Comme il fait beau, il rentre lentement et musarde au parc de Ville-Émard où il retrouve des copains. Il arrive finalement vers quatre heures à la maison, laisse son vélo dans la cour et entre par la porte de la cuisine. Charles-Émile est là qui l’attend. À peine rentré, il entend les pleurs d’un bébé. Il regarde son père sans trop comprendre ce qui se passe. Celui-ci lui annonce que sa mère à accouché durant la matinée d’un beau bébé, en parfaite santé et que c’est une fille !

Claude est abasourdi. À 14 ans, il ne savait même pas que sa mère attendait un bébé. Il n’a aucune idée de la façon dont naissent les bébés. Des amis lui ont, bien sûr, parlé du bébé qu’attendait sa mère. Il a fait part de la chose à Antoinette. Elle lui a répondu qu’il s’agissait de « folies et de ne pas parler de cela». On ne parle jamais de sexualité à la maison… Sujet tabou ! Elle lui répète seulement ce qu’elle lui a raconté. Ce sont les cigognes qui apportent les bébés le matin. Naïf comme pas un, Claude ne pose pas plus de question. Quant à sa mère, elle n’osait pas aborder avec lui les mystères de la procréation. Pour l’instant, son père l’emmène voir sa mère dans la chambre aménagée dans le salon double. Avec un sourire indescriptible, elle lui présente sa petite sœur Francine. Il n’en croit pas ses yeux. Qu’elle est belle, avec sa peau toute blanche et ses beaux cheveux qui semblent blonds. Il s’approche de sa mère et l’embrasse tendrement. Il sent les larmes lui monter aux yeux. Il en est tout gêné. Antoinette lui explique que c’est parce qu’il est très heureux. Sur les entrefaites, Pierre-Paul arrive. Lui aussi a dû quitté précipitamment la maison, ce matin. Charles-Émile l’a réveillé et, après un déjeuner avalé en vitesse, l’a conduit à l’épicerie de l’oncle Bibeau, à Saint-Henri, où il a passé la journée avec son gros cousin Marcel. C’est l’oncle Bibeau qui le ramène. Si son frère est tout aussi surpris que lui de découvrir sa nouvelle petite sœur, il semble tout le moins au courant de ce qui devait arriver.

Antoinette rayonne de bonheur.
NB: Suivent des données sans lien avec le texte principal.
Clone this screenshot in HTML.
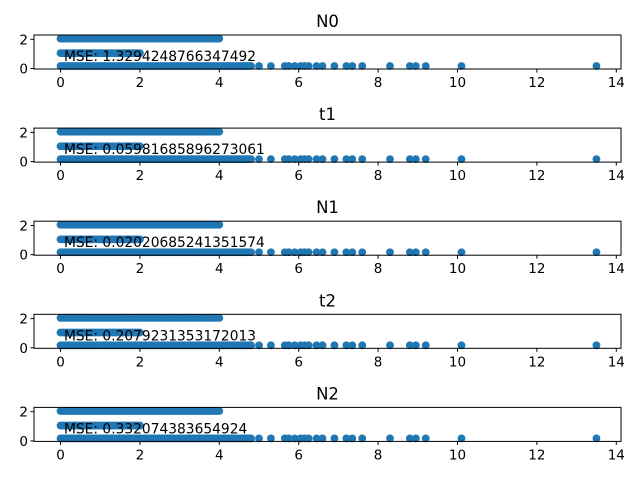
<!DOCTYPE html>
<html><head><meta charset="utf-8"><style>
body{margin:0;background:#fff}
svg{display:block;font-family:"DejaVu Sans","Liberation Sans",sans-serif}
</style></head><body>
<svg id="fig" width="640" height="480" viewBox="0 0 640 480"></svg>
<script>
const titles = ["N0","t1","N1","t2","N2"];
const mseLabels = ["MSE: 1.3294248766347492","MSE: 0.05981685896273061","MSE: 0.02020685241351574","MSE: 0.2079231353172013","MSE: 0.332074383654924"];
const xTicks = [0,2,4,6,8,10,12,14];
const yTicks = [0,2];
const row2X = []; for (let i=0;i<=80;i++) row2X.push(i*0.05);
const row1X = []; for (let i=0;i<=40;i++) row1X.push(i*0.05);
const row0Dense = []; for (let i=0;i<=96;i++) row0Dense.push(i*0.05);
const row0Sparse = [5.0,5.3,5.65,5.75,5.9,6.05,6.15,6.25,6.45,6.6,6.9,7.2,7.35,7.6,8.3,8.8,8.95,9.2,10.1,13.5];
const rowY = [2.05,1.05,0.17];

const NS="http://www.w3.org/2000/svg";
const svg=document.getElementById('fig');
function mk(t,a,p){const e=document.createElementNS(NS,t);for(const k in a)e.setAttribute(k,a[k]);(p||svg).appendChild(e);return e;}
const L=34,R=621,H=34;
const xs=v=>60.5+v*39.7;
for(let p=0;p<5;p++){
  const top=35+p*93.1, bot=top+H;
  const ys=v=>bot-0.5-v*14.6;
  const g=mk('g',{});
  
  
  const pts=[];
  row2X.forEach(x=>pts.push([x,rowY[0]]));
  row1X.forEach(x=>pts.push([x,rowY[1]]));
  row0Dense.concat(row0Sparse).forEach(x=>pts.push([x,rowY[2]]));
  pts.forEach(([x,y])=>{
    const c=mk('circle',{cx:xs(x),cy:ys(y),r:3.9,fill:'#1f77b4'},g);
    
    
  });
  const fr=mk('rect',{x:L,y:top,width:R-L,height:H,fill:'none',stroke:'#000','stroke-width':1},g);
  
  
  xTicks.forEach(t=>{
    mk('line',{x1:xs(t),x2:xs(t),y1:bot,y2:bot+3.5,stroke:'#000'},g);
    const tx=mk('text',{x:xs(t),y:bot+18,'font-size':13.5,'text-anchor':'middle'},g);
    tx.textContent=t;
    
    
  });
  yTicks.forEach(t=>{
    mk('line',{x1:L-3.5,x2:L,y1:ys(t),y2:ys(t),stroke:'#000'},g);
    const tx=mk('text',{x:L-6,y:ys(t)+5,'font-size':13.5,'text-anchor':'end'},g);
    tx.textContent=t;
    
    
  });
  const ti=mk('text',{x:(L+R)/2,y:top-8,'font-size':16.5,'text-anchor':'middle'},g);
  ti.textContent=titles[p];
  
  
  const ms=mk('text',{x:64,y:top+26,'font-size':13.8},g);
  ms.textContent=mseLabels[p];
  
  
}
</script>
</body></html>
Les événements lui donnent raison puisqu’elle est retournée voir le docteur Archambault et a refusé obstinément d’accoucher ailleurs que dans son lit. Francine est en bonne santé et tout va bien. Son plus grand rêve enfin réalisé, elle oublie les déboires et les déceptions de la dernière année. Elle peut enfin se consoler de la perte d’Adhémar et d’Alain. Elle a sa fille. Elle va en prendre soin. Elle va la choyer. Elle va tout faire pour elle. Elle la veut la plus belle, la plus gentille, la plus intelligente. Elle va se remettre à épauler Charles-Émile. Ensemble, ils vont retrouver leur belle maison. Elle est prête à tout pour ses enfants. Francine lui donne un regain d’énergie, un goût de travailler fort, un espoir nouveau. Elle a repris confiance en l’avenir. Charles-Émile aussi reprend des forces. Il se remet à rêver et est prêt à foncer. Les déceptions récentes se fondent dans les souvenirs.